Activation of MKK3/6 and the Vav/Rac pathway of actin cytoskeleton reorganization by VacA. (A) Immunoblot analysis of postnuclear supernatants from Jurkat cells, nonactivated (0) or activated by either TCR–CD3 (CD3) or VacA (40 μg/ml) cross-linking, with anti–phospho-p38 and anti–phospho-MKK3/6 antibodies. (B) Immunoblot analysis using antiphosphotyrosine mAb of Vav-specific immunoprecipitates from Jurkat cells activated by TCR–CD3 or VacA cross-linking as in A for 15 s or 15 min (C) Immunoblot analysis using antiphosphotyrosine mAb of Vav-specific immunoprecipitates from Jurkat cells activated by TCR–CD3 or VacA cross-linking as in A for 15 s in the presence or absence of 100 μM NPPB (1-h pretreatment before addition of VacA). (D) Immunoblot analysis with anti-Rac mAb of in vitro binding assays of postnuclear supernatants from Jurkat cells using agarose-conjugated Pak1-GST. Equal amounts of postnuclear supernatants from the same samples were separated on the same gel (right). Cells were either nonactivated (0) or activated by cross-linking of CD3 (30 s) or 40 μg/ml VacA (30 s and 1 min). All filters were stripped and reprobed with control antibodies as indicated. (E) Confocal microscopy of FITC-phalloidin–labeled Jurkat cells. Cells were either nonactivated (0) or activated by cross-linking of CD3 or 20 μg/ml VacA for 15 min.

Figure 7.

p38 activity is detectable in gastric biopsies of H. pylori–positive patients and in VacA-treated neutrophils and macrophages. (A) Immunohistochemistry of activated p38 in gastric mucosa of H. pylori–infected patient. Phosphorylated p38 antigens are identified by brown peroxidase staining. No staining was observed in the absence of primary antibody (not depicted). (Top) Healthy H. pylori–negative control (no positive anti–phospho-p38 staining). (Bottom) H. pylori–infected patient (positive anti–phospho-p38 staining).
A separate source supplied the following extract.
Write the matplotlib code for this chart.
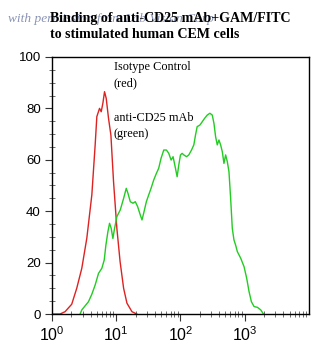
import numpy as np
import matplotlib
matplotlib.use("Agg")
import matplotlib.pyplot as plt
from matplotlib.ticker import LogLocator, MultipleLocator, NullFormatter

# ================= DATA =================
# fluorescence position in decades (log10) and counts
red_log = [0.0, 0.125, 0.203, 0.307, 0.385, 0.464, 0.542, 0.62, 0.672, 0.698, 0.74, 0.766,
           0.792, 0.818, 0.844, 0.88, 0.917, 0.958, 1.01, 1.06, 1.115, 1.167, 1.245, 1.32]
red_counts = [0, 0, 0.9, 3.8, 10, 17.8, 29.5, 46.3, 65.8, 76.8, 80, 78.7,
              82, 86.5, 83.9, 76.1, 69.6, 51.5, 33.3, 20.4, 10, 4.2, 0.9, 0]

green_log = [0.438, 0.464, 0.516, 0.568, 0.62, 0.672, 0.724, 0.776, 0.813, 0.839, 0.87, 0.896,
             0.922, 0.948, 0.974, 1.01, 1.063, 1.115, 1.156, 1.182, 1.219, 1.26, 1.297, 1.333,
             1.375, 1.401, 1.427, 1.469, 1.505, 1.542, 1.583, 1.625, 1.661, 1.698, 1.74, 1.781,
             1.818, 1.854, 1.885, 1.922, 1.948, 1.974, 2.0, 2.026, 2.052, 2.094, 2.13, 2.172,
             2.208, 2.234, 2.26, 2.302, 2.339, 2.375, 2.417, 2.458, 2.495, 2.521, 2.547, 2.573,
             2.599, 2.625, 2.651, 2.677, 2.703, 2.729, 2.755, 2.781, 2.807, 2.833, 2.859, 2.885,
             2.938, 2.99, 3.031, 3.068, 3.104, 3.146, 3.198, 3.25, 3.292]
green_counts = [0, 1.6, 3.2, 4.8, 7.7, 11.3, 15.8, 17.8, 21.0, 26.8, 32.0, 35.3,
                33.3, 29.4, 33.3, 37.9, 40.5, 45.0, 48.9, 47.0, 43.7, 43.1, 43.7, 41.8,
                38.5, 36.6, 39.2, 43.7, 46.3, 48.9, 52.1, 54.7, 56.7, 60.6, 63.8, 63.8,
                62.5, 59.9, 61.2, 56.7, 53.4, 58.0, 61.9, 62.5, 61.9, 61.2, 61.9, 63.8,
                65.8, 69.6, 72.9, 73.5, 74.8, 76.1, 77.4, 78.1, 77.4, 74.2, 69.0, 65.8,
                67.7, 65.8, 63.2, 58.6, 61.9, 59.3, 55.4, 45.0, 33.3, 28.8, 26.8, 24.3,
                21.7, 18.4, 13.9, 8.7, 4.8, 2.9, 2.6, 1.6, 0]

title_text = "Binding of anti-CD25 mAb+GAM/FITC\nto stimulated human CEM cells"
credit_text = "with permission from Lab Vision Corp"
label_red = "Isotype Control\n(red)"
label_green = "anti-CD25 mAb\n(green)"

# ================= FIGURE =================
fig = plt.figure(figsize=(3.24, 3.59), dpi=100)
ax = fig.add_axes([0.1605, 0.1253, 0.793, 0.716])

ax.plot(10 ** np.array(red_log), red_counts, color="#dd2222", lw=1.0)
ax.plot(10 ** np.array(green_log), green_counts, color="#22cc22", lw=1.0)

ax.set_xscale("log")
ax.set_xlim(1, 1e4)
ax.set_ylim(0, 100)

ax.yaxis.set_major_locator(MultipleLocator(20))
ax.yaxis.set_minor_locator(MultipleLocator(5))
ax.xaxis.set_minor_locator(LogLocator(base=10, subs=np.arange(2, 10), numticks=10))
ax.xaxis.set_minor_formatter(NullFormatter())
ax.set_xticks([1, 10, 100, 1000])
ax.set_xticklabels([r"$\mathregular{10^0}$", r"$\mathregular{10^1}$",
                    r"$\mathregular{10^2}$", r"$\mathregular{10^3}$"],
                   fontfamily="Liberation Sans", fontsize=11.5)
ax.set_yticks([0, 20, 40, 60, 80, 100])
ax.set_yticklabels(["0", "20", "40", "60", "80", "100"], fontfamily="Liberation Sans", fontsize=9.5)

ax.tick_params(which="major", direction="out", length=5, width=0.8, color="#333333", pad=3)
ax.tick_params(which="minor", direction="inout", length=4, width=0.6, color="#555555")
for s in ax.spines.values():
    s.set_linewidth(1.0)

# ================= TEXT =================
ax.text(0.24, 0.985, label_red, transform=ax.transAxes, va="top", ha="left",
        fontfamily="Liberation Serif", fontsize=8.8, linespacing=1.45)
ax.text(0.24, 0.785, label_green, transform=ax.transAxes, va="top", ha="left",
        fontfamily="Liberation Serif", fontsize=8.8, linespacing=1.45)

# watermark sits underneath the title, as in the scan
fig.text(8 / 324, 1 - 19 / 359, credit_text, va="center", ha="left",
         fontfamily="Liberation Serif", fontstyle="italic", fontsize=9.6,
         color="#4a5a8a", alpha=0.65, zorder=1)
fig.text(50 / 324, 1 - 12 / 359, title_text, va="top", ha="left",
         fontfamily="Liberation Serif", fontweight="bold", fontsize=10.1, linespacing=1.3,
         zorder=2)

fig.savefig("out.png", dpi=100)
Original magnification 40×. (B) Immunoblot analysis with anti–phospho-p38 antibodies of postnuclear supernatants from purified human neutrophils or macrophages treated with 20 μg/ml VacA for 5 or 10 min as indicated. (C) Immunoblot analysis with anti–COX-2 antibodies of postnuclear supernatants from purified human neutrophils or macrophages treated with 20 μg/ml VacA for 24 h. Macrophages activated with 10 μg/ml LPS were used as a positive control. After stripping, all filters were reprobed with control antibodies as indicated.